-- Begin Records for processing --
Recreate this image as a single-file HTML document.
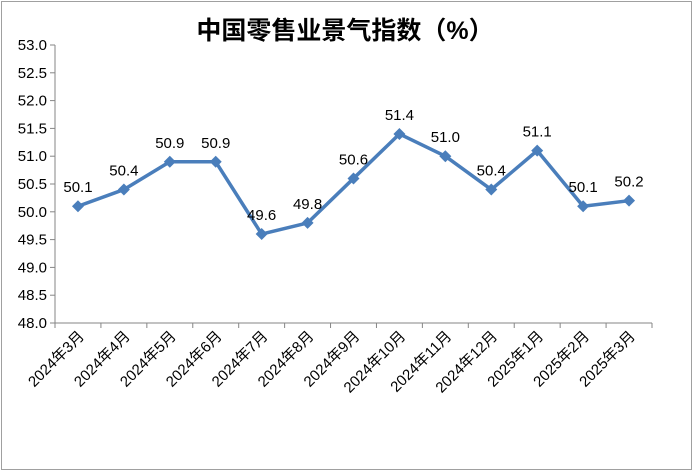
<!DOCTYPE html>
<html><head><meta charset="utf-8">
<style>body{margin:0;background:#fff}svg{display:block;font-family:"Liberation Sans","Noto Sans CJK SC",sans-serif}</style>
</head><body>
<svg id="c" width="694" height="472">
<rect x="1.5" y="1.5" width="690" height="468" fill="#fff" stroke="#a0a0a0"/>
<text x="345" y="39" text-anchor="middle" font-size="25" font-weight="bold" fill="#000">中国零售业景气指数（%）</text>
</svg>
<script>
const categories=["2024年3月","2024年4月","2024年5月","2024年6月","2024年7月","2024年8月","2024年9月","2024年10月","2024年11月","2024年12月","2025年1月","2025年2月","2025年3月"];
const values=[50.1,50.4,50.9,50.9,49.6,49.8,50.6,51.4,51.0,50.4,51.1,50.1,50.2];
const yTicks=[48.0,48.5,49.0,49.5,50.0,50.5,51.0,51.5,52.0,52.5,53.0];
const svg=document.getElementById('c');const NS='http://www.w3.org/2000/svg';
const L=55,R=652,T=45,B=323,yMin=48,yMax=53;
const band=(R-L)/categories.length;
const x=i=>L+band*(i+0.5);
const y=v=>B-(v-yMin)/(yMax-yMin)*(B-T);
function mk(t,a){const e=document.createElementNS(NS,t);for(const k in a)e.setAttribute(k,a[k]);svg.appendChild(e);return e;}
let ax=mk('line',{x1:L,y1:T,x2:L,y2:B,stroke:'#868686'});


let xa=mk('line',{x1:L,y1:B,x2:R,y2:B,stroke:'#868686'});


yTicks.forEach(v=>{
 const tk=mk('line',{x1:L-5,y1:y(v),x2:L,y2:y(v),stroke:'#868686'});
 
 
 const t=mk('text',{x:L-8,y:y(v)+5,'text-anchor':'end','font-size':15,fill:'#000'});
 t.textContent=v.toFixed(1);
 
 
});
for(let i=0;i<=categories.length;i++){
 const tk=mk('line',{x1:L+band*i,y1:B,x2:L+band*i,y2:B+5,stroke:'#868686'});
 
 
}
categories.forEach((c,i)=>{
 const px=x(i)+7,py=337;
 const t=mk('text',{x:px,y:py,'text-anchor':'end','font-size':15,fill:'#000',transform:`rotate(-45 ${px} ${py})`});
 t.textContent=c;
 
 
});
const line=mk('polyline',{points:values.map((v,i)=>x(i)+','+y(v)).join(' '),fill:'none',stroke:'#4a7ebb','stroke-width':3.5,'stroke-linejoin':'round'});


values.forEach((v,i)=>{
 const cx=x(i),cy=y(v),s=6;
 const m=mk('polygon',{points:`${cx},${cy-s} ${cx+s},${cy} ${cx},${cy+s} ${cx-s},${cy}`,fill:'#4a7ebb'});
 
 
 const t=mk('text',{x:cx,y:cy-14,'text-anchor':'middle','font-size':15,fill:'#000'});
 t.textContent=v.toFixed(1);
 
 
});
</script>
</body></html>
-- End Records for processing --
-- Begin Records for processing --
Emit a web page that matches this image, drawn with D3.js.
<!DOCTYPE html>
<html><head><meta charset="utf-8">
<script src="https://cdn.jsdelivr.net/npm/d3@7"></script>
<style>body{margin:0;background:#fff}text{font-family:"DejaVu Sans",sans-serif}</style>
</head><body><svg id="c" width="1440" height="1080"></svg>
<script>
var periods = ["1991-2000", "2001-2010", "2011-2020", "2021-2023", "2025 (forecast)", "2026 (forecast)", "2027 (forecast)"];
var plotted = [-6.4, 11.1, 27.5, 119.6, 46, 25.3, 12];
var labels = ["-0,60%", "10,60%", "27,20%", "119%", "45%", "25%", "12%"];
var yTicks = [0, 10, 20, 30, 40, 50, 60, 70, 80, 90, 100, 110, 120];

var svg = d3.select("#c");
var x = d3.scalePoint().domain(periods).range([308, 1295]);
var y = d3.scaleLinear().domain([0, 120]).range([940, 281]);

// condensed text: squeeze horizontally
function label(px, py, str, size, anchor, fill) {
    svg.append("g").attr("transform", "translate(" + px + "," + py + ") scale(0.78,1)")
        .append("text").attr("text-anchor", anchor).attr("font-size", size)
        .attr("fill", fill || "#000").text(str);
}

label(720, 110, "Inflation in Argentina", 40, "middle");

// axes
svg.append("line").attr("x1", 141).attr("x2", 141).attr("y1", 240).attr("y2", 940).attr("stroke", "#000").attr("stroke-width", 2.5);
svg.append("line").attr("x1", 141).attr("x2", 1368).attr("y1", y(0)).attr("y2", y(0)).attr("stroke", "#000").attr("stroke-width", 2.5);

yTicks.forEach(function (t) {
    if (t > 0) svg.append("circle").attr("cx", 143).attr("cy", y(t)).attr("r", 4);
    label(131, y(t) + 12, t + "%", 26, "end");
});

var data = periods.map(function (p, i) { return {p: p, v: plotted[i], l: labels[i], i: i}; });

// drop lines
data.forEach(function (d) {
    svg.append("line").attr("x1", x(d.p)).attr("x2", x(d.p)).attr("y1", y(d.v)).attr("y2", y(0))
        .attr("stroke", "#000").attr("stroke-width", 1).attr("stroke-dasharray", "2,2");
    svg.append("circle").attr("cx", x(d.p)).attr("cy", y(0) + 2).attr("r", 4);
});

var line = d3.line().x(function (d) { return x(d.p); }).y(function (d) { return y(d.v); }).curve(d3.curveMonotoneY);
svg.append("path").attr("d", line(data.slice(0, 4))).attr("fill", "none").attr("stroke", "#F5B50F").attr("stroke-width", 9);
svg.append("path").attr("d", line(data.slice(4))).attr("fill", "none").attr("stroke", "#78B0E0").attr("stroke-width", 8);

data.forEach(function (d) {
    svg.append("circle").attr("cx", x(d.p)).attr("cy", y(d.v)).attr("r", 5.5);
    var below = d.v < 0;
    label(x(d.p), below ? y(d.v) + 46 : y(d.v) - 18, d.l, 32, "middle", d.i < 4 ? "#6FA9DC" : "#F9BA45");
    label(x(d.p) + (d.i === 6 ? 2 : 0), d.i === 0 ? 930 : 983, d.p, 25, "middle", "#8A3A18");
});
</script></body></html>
-- End Records for processing --
→ Short problem: Among the lines of the material, find those that hold the word "document" and copy them.

→ Answer in full:
Recreate this image as a single-file HTML document.
const svg=document.getElementById('c');const NS='http://www.w3.org/2000/svg';
function mk(t,a){const e=document.createElementNS(NS,t);for(const k in a)e.setAttribute(k,a[k]);svg.appendChild(e);return e;}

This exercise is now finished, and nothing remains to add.